Scan the lines below for the string "Python" and report how many lines contain it, giving only the number.
#### Material to process
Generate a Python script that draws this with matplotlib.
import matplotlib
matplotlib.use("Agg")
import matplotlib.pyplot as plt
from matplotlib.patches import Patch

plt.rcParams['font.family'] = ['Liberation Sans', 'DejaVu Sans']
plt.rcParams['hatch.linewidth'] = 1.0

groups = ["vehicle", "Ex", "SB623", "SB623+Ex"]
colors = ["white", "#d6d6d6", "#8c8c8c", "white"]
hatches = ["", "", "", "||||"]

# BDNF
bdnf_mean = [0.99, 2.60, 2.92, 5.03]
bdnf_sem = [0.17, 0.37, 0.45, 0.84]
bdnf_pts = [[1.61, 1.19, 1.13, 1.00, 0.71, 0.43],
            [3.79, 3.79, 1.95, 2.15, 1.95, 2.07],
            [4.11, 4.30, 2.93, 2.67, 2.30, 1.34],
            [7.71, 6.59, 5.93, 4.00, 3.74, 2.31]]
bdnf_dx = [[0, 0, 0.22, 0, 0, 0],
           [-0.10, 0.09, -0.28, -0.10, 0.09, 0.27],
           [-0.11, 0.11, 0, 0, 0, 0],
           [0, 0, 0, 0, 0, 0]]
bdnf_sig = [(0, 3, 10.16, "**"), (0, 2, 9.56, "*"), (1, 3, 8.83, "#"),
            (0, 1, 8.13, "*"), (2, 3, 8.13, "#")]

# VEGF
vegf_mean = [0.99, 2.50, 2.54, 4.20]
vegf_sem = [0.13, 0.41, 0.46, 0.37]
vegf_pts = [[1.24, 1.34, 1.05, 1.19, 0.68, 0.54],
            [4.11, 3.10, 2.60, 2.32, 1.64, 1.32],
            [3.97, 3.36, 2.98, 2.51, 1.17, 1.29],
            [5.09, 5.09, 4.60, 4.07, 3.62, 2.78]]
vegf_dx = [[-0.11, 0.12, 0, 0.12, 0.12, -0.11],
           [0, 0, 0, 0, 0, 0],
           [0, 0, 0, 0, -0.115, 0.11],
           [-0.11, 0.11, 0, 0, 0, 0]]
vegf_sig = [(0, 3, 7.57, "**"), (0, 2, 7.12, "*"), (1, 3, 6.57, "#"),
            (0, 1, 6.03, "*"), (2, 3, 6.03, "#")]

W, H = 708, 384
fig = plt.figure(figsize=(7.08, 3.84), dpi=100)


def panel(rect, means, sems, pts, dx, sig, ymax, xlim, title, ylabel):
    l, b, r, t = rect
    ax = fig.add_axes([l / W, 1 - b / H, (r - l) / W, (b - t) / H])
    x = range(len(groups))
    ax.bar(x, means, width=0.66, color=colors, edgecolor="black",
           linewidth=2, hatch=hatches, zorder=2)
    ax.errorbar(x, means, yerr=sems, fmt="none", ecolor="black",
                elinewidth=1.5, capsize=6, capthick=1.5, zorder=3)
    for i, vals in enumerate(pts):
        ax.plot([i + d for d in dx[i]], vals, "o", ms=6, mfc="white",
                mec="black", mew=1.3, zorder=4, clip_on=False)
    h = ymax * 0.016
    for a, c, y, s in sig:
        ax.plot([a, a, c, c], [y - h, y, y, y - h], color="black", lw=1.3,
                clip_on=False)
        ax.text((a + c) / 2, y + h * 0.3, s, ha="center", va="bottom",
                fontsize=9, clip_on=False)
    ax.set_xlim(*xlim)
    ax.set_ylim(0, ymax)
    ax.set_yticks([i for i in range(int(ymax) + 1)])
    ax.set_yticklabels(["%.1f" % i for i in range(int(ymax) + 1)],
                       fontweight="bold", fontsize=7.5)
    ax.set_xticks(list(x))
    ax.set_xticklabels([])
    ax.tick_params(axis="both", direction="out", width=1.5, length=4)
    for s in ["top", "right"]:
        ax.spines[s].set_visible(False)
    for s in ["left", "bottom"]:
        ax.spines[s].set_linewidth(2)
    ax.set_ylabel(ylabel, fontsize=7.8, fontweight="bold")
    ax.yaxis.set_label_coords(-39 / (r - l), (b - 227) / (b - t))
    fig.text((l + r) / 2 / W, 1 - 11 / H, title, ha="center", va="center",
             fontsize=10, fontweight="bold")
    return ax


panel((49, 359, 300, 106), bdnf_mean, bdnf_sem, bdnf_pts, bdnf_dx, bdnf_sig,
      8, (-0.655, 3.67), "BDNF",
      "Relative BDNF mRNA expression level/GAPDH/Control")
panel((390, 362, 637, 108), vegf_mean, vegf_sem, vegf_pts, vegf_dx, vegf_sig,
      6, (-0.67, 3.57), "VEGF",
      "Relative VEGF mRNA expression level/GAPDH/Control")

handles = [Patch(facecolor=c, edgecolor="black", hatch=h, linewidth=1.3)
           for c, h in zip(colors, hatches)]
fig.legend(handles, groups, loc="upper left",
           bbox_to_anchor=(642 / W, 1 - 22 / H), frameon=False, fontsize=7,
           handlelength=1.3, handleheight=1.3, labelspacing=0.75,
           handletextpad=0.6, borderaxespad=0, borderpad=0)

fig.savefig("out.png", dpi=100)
########
#### Material to process
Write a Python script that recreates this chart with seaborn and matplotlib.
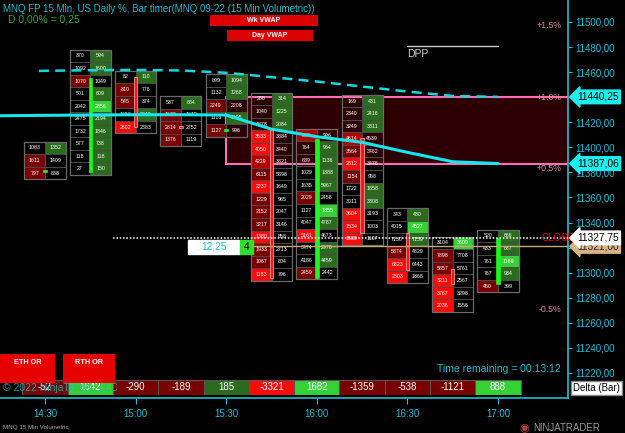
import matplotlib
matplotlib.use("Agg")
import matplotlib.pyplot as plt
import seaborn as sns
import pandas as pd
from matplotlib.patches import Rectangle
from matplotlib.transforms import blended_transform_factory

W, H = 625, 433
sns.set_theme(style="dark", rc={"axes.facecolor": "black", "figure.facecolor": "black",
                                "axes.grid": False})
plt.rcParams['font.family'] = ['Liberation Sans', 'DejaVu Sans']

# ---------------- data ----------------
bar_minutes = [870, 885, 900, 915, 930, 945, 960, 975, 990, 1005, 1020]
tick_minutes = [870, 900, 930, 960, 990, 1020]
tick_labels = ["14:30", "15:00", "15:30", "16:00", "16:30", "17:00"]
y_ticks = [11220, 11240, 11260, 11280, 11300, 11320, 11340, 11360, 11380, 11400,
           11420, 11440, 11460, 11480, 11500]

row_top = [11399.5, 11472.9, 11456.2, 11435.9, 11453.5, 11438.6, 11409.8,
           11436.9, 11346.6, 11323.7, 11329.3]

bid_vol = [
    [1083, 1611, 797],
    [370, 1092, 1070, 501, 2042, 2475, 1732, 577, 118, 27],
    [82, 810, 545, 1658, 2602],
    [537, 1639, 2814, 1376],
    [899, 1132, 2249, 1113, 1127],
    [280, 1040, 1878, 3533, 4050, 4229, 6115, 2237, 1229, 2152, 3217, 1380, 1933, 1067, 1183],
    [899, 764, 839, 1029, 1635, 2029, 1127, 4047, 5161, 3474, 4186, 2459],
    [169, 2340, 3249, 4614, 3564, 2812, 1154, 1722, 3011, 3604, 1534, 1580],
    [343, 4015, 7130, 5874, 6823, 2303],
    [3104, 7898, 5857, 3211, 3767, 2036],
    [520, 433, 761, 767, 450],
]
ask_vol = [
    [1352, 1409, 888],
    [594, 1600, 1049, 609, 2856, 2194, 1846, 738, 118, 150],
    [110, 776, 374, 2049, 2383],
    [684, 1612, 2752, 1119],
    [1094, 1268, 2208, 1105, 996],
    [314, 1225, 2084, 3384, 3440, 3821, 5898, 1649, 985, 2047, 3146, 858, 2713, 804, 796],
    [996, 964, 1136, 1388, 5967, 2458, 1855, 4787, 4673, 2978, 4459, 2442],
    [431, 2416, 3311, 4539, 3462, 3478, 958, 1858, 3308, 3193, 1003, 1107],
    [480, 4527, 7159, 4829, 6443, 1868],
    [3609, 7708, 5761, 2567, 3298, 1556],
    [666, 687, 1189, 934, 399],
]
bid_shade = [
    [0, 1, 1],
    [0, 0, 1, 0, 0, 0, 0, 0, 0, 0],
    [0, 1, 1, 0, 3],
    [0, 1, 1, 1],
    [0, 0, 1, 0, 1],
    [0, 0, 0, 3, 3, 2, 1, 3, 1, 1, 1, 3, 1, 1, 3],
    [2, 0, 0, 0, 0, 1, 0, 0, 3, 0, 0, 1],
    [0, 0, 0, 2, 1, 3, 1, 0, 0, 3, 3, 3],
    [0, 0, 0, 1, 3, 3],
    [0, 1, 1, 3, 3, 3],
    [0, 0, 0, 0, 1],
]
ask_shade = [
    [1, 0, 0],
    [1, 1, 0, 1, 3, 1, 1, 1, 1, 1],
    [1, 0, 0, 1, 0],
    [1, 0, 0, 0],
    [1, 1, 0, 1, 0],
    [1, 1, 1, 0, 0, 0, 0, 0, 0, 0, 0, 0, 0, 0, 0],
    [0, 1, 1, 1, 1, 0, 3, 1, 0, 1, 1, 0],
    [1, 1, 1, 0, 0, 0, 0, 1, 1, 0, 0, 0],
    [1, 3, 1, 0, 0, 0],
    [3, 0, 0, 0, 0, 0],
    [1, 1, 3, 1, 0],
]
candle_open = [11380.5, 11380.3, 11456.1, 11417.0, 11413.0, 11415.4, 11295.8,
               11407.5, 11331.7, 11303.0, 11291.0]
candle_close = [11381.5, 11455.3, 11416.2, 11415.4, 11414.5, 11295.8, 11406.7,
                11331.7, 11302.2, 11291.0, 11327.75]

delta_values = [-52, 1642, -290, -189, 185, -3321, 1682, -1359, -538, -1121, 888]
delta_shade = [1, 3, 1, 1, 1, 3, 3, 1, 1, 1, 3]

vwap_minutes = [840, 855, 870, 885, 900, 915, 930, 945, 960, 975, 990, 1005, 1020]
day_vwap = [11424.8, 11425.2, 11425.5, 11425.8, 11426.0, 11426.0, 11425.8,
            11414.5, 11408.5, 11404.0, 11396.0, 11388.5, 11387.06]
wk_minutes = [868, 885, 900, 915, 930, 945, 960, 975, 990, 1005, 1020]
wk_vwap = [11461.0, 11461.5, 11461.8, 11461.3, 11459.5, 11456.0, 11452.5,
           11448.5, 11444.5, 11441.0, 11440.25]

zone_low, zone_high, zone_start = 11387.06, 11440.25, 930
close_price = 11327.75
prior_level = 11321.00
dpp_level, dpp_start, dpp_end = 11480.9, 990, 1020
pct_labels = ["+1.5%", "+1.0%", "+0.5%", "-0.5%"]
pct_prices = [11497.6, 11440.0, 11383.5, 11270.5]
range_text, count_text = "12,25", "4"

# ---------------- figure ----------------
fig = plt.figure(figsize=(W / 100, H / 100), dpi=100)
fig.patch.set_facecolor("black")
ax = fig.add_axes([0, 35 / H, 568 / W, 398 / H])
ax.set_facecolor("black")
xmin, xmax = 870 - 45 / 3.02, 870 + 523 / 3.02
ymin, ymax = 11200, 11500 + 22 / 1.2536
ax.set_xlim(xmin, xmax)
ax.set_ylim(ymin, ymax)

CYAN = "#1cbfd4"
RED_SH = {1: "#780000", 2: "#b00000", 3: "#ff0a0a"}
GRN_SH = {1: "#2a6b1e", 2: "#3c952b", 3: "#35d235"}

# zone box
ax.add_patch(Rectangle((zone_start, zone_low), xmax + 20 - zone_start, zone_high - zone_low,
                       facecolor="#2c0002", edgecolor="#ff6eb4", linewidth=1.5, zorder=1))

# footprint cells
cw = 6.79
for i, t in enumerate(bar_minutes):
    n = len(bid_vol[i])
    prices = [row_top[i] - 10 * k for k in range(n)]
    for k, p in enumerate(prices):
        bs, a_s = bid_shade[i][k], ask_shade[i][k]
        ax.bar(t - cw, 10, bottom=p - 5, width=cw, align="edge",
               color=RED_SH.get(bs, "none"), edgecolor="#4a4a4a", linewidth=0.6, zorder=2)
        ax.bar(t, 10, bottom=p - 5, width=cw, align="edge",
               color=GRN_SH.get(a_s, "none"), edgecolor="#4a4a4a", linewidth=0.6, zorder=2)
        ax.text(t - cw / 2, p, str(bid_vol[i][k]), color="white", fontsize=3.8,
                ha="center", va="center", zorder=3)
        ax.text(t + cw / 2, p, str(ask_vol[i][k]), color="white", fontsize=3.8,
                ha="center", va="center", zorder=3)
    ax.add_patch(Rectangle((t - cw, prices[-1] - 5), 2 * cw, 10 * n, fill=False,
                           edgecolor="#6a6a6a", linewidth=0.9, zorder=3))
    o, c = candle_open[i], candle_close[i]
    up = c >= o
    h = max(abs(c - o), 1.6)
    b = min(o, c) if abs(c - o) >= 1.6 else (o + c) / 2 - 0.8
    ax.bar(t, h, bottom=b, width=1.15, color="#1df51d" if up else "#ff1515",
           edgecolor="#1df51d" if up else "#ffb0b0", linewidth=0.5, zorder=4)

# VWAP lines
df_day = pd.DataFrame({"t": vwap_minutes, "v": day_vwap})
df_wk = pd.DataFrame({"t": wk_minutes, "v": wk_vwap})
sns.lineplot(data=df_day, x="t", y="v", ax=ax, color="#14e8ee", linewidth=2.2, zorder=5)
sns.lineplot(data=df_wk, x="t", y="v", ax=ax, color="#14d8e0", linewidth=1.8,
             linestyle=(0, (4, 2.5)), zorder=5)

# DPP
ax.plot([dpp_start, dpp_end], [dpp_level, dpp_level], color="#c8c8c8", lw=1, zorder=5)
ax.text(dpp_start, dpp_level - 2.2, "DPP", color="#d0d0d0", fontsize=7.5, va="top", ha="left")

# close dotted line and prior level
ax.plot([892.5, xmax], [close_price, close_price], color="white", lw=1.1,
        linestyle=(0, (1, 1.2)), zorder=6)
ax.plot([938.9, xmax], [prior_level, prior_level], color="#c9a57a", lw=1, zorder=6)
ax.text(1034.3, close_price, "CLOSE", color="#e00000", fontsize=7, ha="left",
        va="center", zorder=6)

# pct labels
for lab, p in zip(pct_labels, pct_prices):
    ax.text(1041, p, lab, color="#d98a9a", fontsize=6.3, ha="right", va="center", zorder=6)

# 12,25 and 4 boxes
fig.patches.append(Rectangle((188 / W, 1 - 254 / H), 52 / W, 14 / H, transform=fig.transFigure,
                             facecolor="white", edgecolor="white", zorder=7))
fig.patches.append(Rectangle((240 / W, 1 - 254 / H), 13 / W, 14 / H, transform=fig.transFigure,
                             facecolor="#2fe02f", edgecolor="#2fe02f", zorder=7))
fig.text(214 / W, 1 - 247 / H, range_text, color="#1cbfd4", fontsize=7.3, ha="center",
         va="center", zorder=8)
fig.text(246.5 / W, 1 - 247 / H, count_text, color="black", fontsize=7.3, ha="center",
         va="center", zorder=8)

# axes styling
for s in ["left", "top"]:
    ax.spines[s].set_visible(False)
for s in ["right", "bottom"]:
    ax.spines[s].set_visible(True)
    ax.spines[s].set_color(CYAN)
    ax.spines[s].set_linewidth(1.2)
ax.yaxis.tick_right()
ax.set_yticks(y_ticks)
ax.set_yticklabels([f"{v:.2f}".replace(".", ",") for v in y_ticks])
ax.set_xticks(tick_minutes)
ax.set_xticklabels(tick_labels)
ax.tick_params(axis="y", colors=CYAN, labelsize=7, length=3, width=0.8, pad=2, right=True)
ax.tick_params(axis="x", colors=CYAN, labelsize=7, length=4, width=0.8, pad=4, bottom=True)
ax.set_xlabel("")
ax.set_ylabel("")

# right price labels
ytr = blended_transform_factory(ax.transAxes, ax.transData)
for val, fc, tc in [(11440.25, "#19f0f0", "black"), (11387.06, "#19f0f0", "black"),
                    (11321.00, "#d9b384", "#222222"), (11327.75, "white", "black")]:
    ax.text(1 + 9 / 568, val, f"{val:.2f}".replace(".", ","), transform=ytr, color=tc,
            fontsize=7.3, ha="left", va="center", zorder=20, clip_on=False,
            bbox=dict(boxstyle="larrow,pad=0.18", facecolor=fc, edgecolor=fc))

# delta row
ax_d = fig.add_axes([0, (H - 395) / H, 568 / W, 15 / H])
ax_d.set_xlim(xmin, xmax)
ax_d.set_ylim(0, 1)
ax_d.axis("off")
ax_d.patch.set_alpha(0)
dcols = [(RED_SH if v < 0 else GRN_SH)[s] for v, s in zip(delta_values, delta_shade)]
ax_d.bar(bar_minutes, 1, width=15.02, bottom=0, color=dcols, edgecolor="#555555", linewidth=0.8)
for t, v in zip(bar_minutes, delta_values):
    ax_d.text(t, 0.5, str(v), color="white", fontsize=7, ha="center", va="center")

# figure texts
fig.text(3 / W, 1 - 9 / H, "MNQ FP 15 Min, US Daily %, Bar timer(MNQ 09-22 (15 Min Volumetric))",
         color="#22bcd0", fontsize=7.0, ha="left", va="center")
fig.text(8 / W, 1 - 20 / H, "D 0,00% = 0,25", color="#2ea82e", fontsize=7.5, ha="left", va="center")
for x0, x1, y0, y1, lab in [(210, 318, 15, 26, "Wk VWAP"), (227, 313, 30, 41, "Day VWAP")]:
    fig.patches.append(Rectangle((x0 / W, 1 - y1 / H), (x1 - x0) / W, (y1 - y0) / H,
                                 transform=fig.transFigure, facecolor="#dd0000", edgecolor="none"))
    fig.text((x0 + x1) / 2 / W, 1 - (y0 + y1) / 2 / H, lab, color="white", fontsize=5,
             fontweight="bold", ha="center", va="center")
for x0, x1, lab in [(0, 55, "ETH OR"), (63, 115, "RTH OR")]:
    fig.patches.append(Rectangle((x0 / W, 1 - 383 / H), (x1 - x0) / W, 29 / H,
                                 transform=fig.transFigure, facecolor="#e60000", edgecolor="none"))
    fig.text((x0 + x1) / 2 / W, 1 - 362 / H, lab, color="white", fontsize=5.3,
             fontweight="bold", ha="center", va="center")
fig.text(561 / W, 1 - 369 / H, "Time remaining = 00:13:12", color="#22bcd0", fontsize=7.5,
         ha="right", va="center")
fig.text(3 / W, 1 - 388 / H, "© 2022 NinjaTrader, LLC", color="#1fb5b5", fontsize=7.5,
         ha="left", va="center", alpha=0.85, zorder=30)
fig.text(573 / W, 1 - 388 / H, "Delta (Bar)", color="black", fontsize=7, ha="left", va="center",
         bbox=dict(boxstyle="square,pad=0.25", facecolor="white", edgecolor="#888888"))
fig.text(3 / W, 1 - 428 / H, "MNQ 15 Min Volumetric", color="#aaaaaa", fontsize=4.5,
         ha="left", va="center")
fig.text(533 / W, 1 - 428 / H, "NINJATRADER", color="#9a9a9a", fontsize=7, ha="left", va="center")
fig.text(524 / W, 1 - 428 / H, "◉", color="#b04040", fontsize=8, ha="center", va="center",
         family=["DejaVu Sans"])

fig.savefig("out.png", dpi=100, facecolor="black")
########
▶ [Finished answer]
2